Description of the task
The required output consists solely of the lines from the one containing "Reproduce this chart" down to the one containing "const ref = useRef<HTMLCanvasElement", both included, each quoted exactly.

Material provided
● ● ●

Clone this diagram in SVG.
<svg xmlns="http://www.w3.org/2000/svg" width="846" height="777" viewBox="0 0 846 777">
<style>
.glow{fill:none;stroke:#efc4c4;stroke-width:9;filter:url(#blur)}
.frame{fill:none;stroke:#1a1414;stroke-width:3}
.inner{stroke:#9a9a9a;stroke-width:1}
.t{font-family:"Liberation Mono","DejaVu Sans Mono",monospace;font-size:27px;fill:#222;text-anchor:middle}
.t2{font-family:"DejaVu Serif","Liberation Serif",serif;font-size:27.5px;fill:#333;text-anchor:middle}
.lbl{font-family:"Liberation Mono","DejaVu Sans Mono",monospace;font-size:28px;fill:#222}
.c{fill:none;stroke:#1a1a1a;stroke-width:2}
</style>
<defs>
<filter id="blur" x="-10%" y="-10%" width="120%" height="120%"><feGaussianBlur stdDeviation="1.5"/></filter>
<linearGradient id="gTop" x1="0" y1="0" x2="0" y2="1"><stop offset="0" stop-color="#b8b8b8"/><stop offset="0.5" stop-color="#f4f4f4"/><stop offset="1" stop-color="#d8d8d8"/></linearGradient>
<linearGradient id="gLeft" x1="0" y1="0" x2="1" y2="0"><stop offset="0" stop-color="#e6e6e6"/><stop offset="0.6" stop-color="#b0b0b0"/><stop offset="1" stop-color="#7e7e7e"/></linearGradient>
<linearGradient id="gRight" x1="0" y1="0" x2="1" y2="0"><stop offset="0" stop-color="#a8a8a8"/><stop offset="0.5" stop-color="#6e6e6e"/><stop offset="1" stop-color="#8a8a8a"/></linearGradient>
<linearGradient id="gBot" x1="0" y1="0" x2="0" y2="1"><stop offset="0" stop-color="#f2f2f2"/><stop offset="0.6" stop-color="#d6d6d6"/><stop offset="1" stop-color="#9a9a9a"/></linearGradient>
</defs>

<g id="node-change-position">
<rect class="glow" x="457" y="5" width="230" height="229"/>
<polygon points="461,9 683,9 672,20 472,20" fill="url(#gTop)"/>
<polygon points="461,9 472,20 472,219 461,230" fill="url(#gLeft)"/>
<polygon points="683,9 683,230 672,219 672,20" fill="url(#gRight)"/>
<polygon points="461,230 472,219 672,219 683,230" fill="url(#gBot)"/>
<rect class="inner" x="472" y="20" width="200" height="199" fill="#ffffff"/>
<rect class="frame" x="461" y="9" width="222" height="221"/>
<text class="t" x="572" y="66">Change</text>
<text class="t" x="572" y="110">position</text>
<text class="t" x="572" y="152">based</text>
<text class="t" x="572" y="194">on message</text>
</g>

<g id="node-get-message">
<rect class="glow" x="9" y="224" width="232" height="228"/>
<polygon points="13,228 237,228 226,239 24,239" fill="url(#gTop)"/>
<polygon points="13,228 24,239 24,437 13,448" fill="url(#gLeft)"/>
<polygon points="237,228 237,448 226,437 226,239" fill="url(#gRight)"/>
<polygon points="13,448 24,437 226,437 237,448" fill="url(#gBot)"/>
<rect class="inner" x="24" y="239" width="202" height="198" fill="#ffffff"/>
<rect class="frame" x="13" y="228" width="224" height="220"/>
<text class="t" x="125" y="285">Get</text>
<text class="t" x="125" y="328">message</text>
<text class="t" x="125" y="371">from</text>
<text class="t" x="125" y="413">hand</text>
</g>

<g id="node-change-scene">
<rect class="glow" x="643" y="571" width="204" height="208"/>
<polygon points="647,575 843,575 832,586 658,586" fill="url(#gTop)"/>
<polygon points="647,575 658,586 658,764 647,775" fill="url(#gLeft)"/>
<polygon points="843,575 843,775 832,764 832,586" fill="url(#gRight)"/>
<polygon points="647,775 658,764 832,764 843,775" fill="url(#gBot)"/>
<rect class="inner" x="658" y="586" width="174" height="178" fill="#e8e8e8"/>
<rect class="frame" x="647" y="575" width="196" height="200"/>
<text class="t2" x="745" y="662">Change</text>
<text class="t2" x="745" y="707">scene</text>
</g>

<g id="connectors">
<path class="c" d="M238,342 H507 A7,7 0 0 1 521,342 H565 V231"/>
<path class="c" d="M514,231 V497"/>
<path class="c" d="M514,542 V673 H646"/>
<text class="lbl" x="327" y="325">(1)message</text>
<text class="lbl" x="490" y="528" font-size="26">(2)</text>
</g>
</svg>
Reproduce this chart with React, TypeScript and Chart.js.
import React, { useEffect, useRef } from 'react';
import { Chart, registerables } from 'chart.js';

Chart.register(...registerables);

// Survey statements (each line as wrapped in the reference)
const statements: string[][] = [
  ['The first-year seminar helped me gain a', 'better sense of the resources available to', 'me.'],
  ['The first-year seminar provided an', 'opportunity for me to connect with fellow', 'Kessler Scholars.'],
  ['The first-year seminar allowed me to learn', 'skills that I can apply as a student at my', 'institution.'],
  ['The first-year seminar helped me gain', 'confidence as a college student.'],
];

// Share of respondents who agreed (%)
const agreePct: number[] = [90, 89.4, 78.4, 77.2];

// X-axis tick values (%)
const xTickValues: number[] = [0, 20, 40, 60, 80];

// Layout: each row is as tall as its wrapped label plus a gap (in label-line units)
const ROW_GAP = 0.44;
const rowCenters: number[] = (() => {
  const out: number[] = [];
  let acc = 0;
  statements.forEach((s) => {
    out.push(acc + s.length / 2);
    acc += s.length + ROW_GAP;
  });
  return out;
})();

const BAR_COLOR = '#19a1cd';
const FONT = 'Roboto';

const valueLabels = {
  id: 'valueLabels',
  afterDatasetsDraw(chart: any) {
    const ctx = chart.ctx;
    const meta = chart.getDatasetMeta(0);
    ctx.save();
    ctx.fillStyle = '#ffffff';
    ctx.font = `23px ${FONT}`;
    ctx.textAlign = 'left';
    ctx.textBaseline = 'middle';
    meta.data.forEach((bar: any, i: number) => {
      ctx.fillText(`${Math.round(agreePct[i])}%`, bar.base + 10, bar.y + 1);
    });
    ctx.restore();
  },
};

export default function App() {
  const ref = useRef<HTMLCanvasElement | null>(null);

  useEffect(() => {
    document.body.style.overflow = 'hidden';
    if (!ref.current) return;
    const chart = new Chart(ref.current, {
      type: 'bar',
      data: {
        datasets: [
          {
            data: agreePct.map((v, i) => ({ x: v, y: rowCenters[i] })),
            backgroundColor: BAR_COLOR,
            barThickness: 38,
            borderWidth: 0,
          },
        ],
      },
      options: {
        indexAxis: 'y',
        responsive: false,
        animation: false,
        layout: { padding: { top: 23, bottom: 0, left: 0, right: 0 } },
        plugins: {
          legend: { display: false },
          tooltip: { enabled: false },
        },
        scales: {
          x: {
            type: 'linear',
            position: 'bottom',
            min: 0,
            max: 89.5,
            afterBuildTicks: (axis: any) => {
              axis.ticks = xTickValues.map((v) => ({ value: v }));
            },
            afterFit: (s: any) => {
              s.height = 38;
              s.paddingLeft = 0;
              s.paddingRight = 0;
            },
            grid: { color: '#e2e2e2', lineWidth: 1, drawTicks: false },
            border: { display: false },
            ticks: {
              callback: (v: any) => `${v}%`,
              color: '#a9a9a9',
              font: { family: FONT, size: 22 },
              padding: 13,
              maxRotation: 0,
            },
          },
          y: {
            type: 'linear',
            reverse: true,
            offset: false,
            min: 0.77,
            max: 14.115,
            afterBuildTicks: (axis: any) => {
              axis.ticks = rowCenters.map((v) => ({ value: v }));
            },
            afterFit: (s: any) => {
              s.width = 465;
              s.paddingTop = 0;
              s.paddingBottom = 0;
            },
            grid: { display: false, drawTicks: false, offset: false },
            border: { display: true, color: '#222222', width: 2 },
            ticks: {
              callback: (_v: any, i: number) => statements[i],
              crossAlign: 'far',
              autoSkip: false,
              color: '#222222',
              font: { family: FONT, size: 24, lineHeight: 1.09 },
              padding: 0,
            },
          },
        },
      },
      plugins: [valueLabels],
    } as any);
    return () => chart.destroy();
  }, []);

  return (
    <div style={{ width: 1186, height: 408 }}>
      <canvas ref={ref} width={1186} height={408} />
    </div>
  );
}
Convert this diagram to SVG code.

● ● ●

Exercise solution
Reproduce this chart with React, TypeScript and Chart.js.
import React, { useEffect, useRef } from 'react';
import { Chart, registerables } from 'chart.js';

Chart.register(...registerables);

// Survey statements (each line as wrapped in the reference)
const statements: string[][] = [
  ['The first-year seminar helped me gain a', 'better sense of the resources available to', 'me.'],
  ['The first-year seminar provided an', 'opportunity for me to connect with fellow', 'Kessler Scholars.'],
  ['The first-year seminar allowed me to learn', 'skills that I can apply as a student at my', 'institution.'],
  ['The first-year seminar helped me gain', 'confidence as a college student.'],
];

// Share of respondents who agreed (%)
const agreePct: number[] = [90, 89.4, 78.4, 77.2];

// X-axis tick values (%)
const xTickValues: number[] = [0, 20, 40, 60, 80];

// Layout: each row is as tall as its wrapped label plus a gap (in label-line units)
const ROW_GAP = 0.44;
const rowCenters: number[] = (() => {
  const out: number[] = [];
  let acc = 0;
  statements.forEach((s) => {
    out.push(acc + s.length / 2);
    acc += s.length + ROW_GAP;
  });
  return out;
})();

const BAR_COLOR = '#19a1cd';
const FONT = 'Roboto';

const valueLabels = {
  id: 'valueLabels',
  afterDatasetsDraw(chart: any) {
    const ctx = chart.ctx;
    const meta = chart.getDatasetMeta(0);
    ctx.save();
    ctx.fillStyle = '#ffffff';
    ctx.font = `23px ${FONT}`;
    ctx.textAlign = 'left';
    ctx.textBaseline = 'middle';
    meta.data.forEach((bar: any, i: number) => {
      ctx.fillText(`${Math.round(agreePct[i])}%`, bar.base + 10, bar.y + 1);
    });
    ctx.restore();
  },
};

export default function App() {
  const ref = useRef<HTMLCanvasElement | null>(null);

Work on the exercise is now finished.